Unfortunately, on November 15, 1967, the third X-15 crashed, kill­ing its pilot, Major Michael J. Adams. The loss of X-15 No. 3 was related to the MH-96 Adaptive Flight Control System design, along with several other factors. The aircraft began a drift off its heading and then entered a spin at high altitude (where dynamic pressure—"q” in engineering shorthand—is very low). The flight control system gain was at its max­imum when the spin started. The control surfaces were all deflected to their respective stops attempting to counter the spin, thus no limit-cycle motion—4 hertz (Hz) for this airplane—was being detected by the gain changer. Thus, it remained at maximum gain, even though the dynamic pressure (and hence the structural loading) was increasing rapidly dur­ing entry. When the spin finally broke and the airplane returned to a normal angle of attack, the gain was well above normal, and the sys­tem commanded maximum pitch rate response from the all-moving elevon surface actuators. With the surface actuators operating at their maximum rate, there was still no 4-Hz limit-cycle being sensed by the gain changer, and the gain remained at the maximum value, driving the airplane into structural failure at approximately 60,000 feet and at a velocity of Mach 3.93.[690]

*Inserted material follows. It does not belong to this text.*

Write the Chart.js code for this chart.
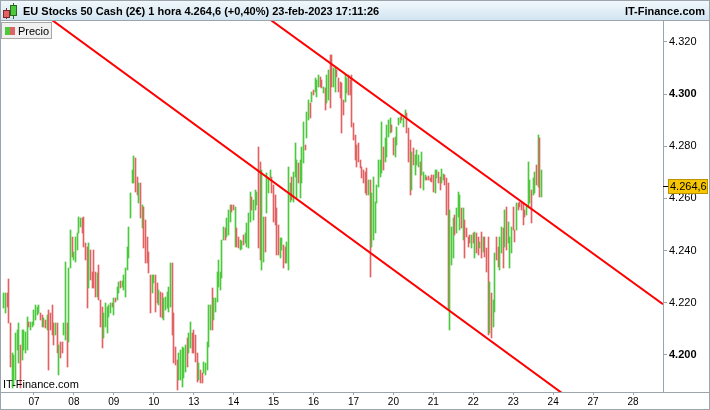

As the accident to the third X-15 indicated, the self-adaptive con­trol system concept, although used successfully for several years, had some subtle yet profound difficulties that resulted in it being used in only one subsequent production aircraft, the General Dynamics F-111 multipurpose strike aircraft. One characteristic common to most of the model-following systems was a disturbing tendency to mask deteriorat­ing handling qualities. The system was capable of providing good han­dling qualities to the pilot right up until the system became saturated, resulting in an instantaneous loss of control without the typical warn­ing a pilot would receive from any of the traditional signs of impending loss of control, such as lightening of control forces and the beginning

of control reversal.[691] A second serious drawback that affected the F-111 was the relative ease with which the self-adaptive system’s gain changer could be "fooled,” as with the accident to the third X-15. During early testing of the self-adaptive flight control system on the F-111, testers dis­covered that, while the plane was flying in very still air, the gain changer in the flight control system could drive the gain to quite high values before the limit-cycle was observed. Then a divergent limit-cycle would occur for several seconds while the gain changer stepped the gain back to the proper levels. The solution was to install a "thumper” in the sys­tem that periodically introduced a small bump in the control system to start an oscillation that the gain changer could recognize. These oscilla­tions were small and not detectable by the pilot, and thus, by inducing a little "acceptable” perturbation, the danger of encountering an unex­pected larger one was avoided.

For most current airplane applications, flight control systems use stored gain schedules as a function of measured flight conditions (alti­tude, airspeed, etc.). The air data measurement systems are already installed on the airplane for pilot displays and navigational purposes, so the additional complication of a self-adaptive feature is considered unnecessary. As the third X-15’s accident indicated, even a well-designed adaptive flight control system can be fooled, resulting in tragic conse­quences.[692] The "lesson learned,” of course (or, more properly, the "les­son relearned”) is that the more complex the system, the harder it is to identify the potential hazards. It is a lesson that engineers and design­ers might profitably take to heart, no matter what their specialty.